Attachment: bug84523.sql.gz (application/gzip, text), 907.44 KiB.

[18 Jan 2017 16:11] Morgan Tocker
I also tried the test case on Mac OS X.  The difference is much larger:

json_extract(doc, '$.KOJC')  -> 0.01 sec
json_extract(doc, '$**.KOJC') -> 1 min 0.45 sec
[19 Jan 2017 4:06] MySQL Verification Team
Thank you Morgan!
[19 Jan 2017 8:10] Naveen Kumar
$**.key wildcard on a large JSON field will ofcourse take huge time as it has to check each and every key no matter how deep it is (coz of the wildcard).

You can use JSON path expressions on a JSON array using $[*].key wildcard but suggest not $**.key wildcard as previous is effective in current scenario.

$**.key wildcard is supposed to be used on JSON object where you don't know how deep the searching key is present.

I think this is not a bug. Maybe the execution time on ** wildcard is too high even for a single record, but I assume deep traversal might need this much time.
[19 Jan 2017 8:19] Naveen Kumar
SELECT SQL_NO_CACHE JSON_EXTRACT(doc, '$[*].KOJC') FROM t1;

1 row in set (0.00 sec)
[20 Jan 2017 14:40] Anthony Stump
So even if it is a deep query I still think that 30 seconds for 1 row is rather bad.

Especially when I can loop through and find any value in the JSON string in PHP in a fraction of the time, provided I'm not pulling so much data that PHP generates the dreaded memory size exceeded error (the whole reason why I wasn't able to use the data in the original form I had!)

PHP can iterate through and find the station in the original format in a period of time that is un-noticable. 

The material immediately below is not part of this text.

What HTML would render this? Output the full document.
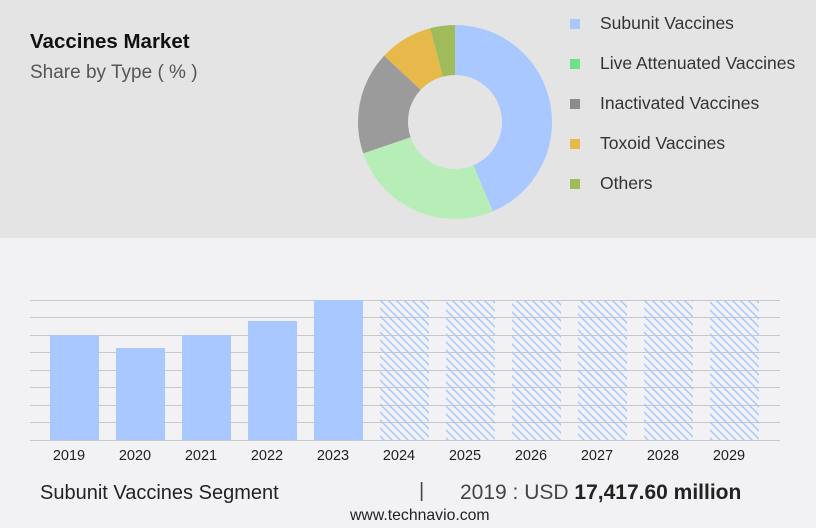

$jsonData=json_decode($row['jsonData']);

foreach ($jsonData as $thisJsonData) {
 foreach ($thisJsonData as $station=>$data) {
   if ($station == "KOJC") {
     Temperature = $data['Temperature'];
   }
 }
}

why does that take milliseconds when simply finding the key with the $**.KOJC  method takes 30 seconds? Even if it is deep traversal?
[9 Mar 2017 16:56] Morgan Tocker
Posted by developer:
 
This has improved considerably in 8.0.1.  New run times:

Linux:
json_extract(doc, '$.KOJC')     : 0.01 sec
json_extract(doc, '$**.KOJC') : 0.2 sec

Mac OS X:
json_extract(doc, '$.KOJC')     : 0.00 sec
json_extract(doc, '$**.KOJC') : 3.21 sec
[11 Jun 2017 10:30] Knut Anders Hatlen
Posted by developer:
 
The improvements in 8.0.1 seem to be a result of Bug#25151440 ALLOW MOVING OR EMPLACING ELEMENTS INTO PREALLOCED_ARRAY.
[8 Aug 2017 15:21] Jon Stephens
Documented fix in the MySQL 8.0.3 changelog as follows:

    Searches with JSON_EXTRACT() that used wildcards took an inordinate
    amount of time.

    See also BUG#83959.

Closed.